Use case: Loops with different behaviors based on conditions.
Example:
while (x > 0) {
if (x % 2 == 0) {
x = x / 2;
} else {
x = x - 1;
}
}
Ranking function: R(x) = if (x % 2 == 0) then 2*x else x
Usage¶
Basic Usage¶
from efmc.sts import TransitionSystem
from efmc.engines.ef.termination_prover import TerminationProver
# Create your transition system
sts = TransitionSystem(...)
# Create termination prover
prover = TerminationProver(sts)
# Set ranking template
prover.set_ranking_template("bv_linear_ranking")
# Prove termination
result = prover.prove_termination(timeout=30)
if result.result:
print("Termination proven!")
ranking_func = prover.get_ranking_function()
print(f"Ranking function: {ranking_func}")
Convenience Function¶
from efmc.engines.ef.termination_prover import prove_termination_with_ranking_functions
# Try multiple templates automatically
success, ranking_func, template_used = prove_termination_with_ranking_functions(
sts,
template_names=["bv_linear_ranking", "bv_lexicographic_ranking"],
timeout=30
)
if success:
print(f"Termination proven using {template_used}")
print(f"Ranking function: {ranking_func}")
Template-Specific Options¶
Linear Ranking Functions¶
prover.set_ranking_template("bv_linear_ranking")
Lexicographic Ranking Functions¶
prover.set_ranking_template("bv_lexicographic_ranking", num_components=3)
Conditional Ranking Functions¶
prover.set_ranking_template("bv_conditional_ranking", num_branches=3)
Implementation Details¶
Verification Condition Generation¶
The termination prover generates verification conditions that ensure:
Non-negativity:
guard(x) ⇒ R(x) ≥ 0Decrease:
guard(x) ∧ trans(x, x') ⇒ R(x) > R(x')Initial state:
init(x) ⇒ R(x) ≥ 0(if applicable)
Template Constraints¶
Each template adds specific constraints:
Linear: Coefficients are bit-vector variables
Lexicographic: Multiple sets of coefficients with lexicographic ordering constraints
Conditional: Boolean condition variables and multiple coefficient sets
Bit-Vector Considerations¶
Signedness: Templates handle both signed and unsigned bit-vectors
Bit-width compatibility: Automatic extension/truncation when needed
Overflow: Bit-vector arithmetic naturally handles overflow
Limitations and Future Work¶
Current Limitations¶
Template expressiveness: Limited to linear combinations of variables
Condition synthesis: Conditional templates use simple boolean flags
Nested loops: Limited support for complex nested structures
Future Enhancements¶
Non-linear ranking functions: Polynomial and other non-linear forms
Automatic condition synthesis: Learn conditions from program structure
Multi-phase ranking functions: Support for programs with distinct phases
Ranking function composition: Combine multiple ranking functions
Examples¶
See examples/termination_example.py for complete working examples demonstrating all three template types.
References¶
Bradley, A. R., Manna, Z., & Sipma, H. B. (2005).
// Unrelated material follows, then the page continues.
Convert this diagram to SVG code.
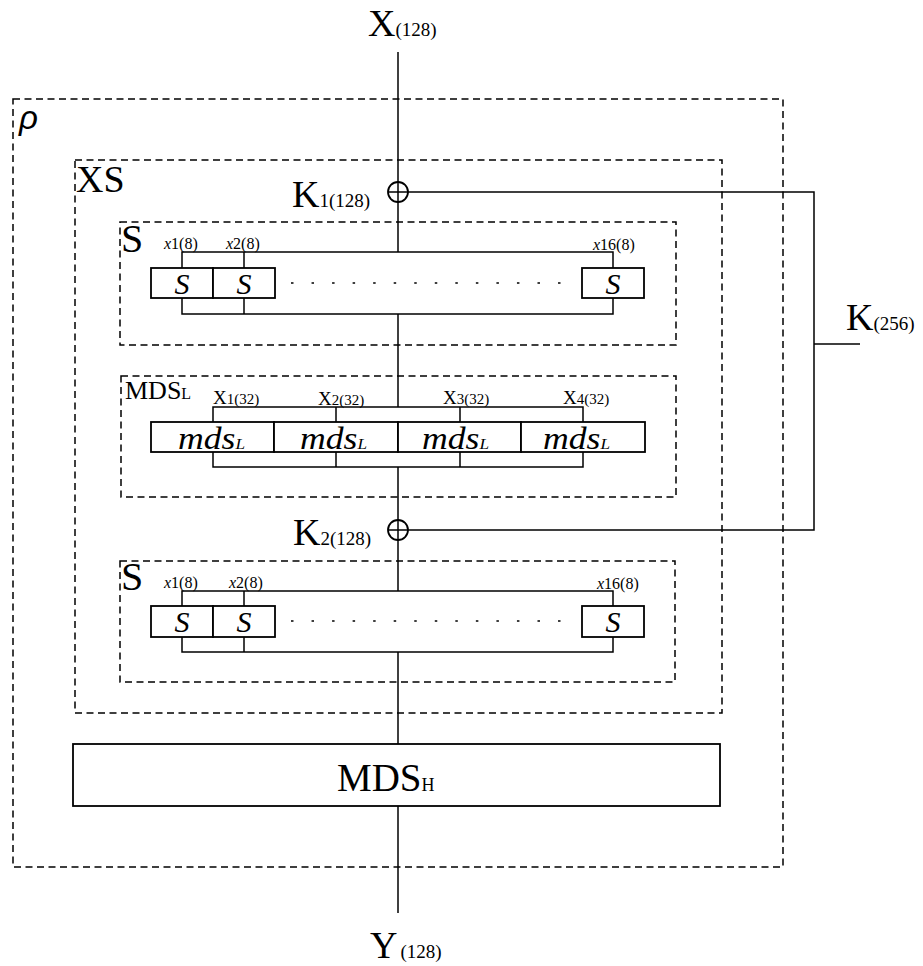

Termination of polynomial programs. In VMCAI.
Cook, B., Podelski, A., & Rybalchenko, A. (2006). Termination proofs for systems code. In PLDI.
Cousot, P. (2005). Proving program invariance and termination by parametric abstraction, Lagrangian relaxation and semidefinite programming. In VMCAI.
Heizmann, M., Hoenicke, J., & Podelski, A. (2013). Software model checking for people who love automata. In CAV.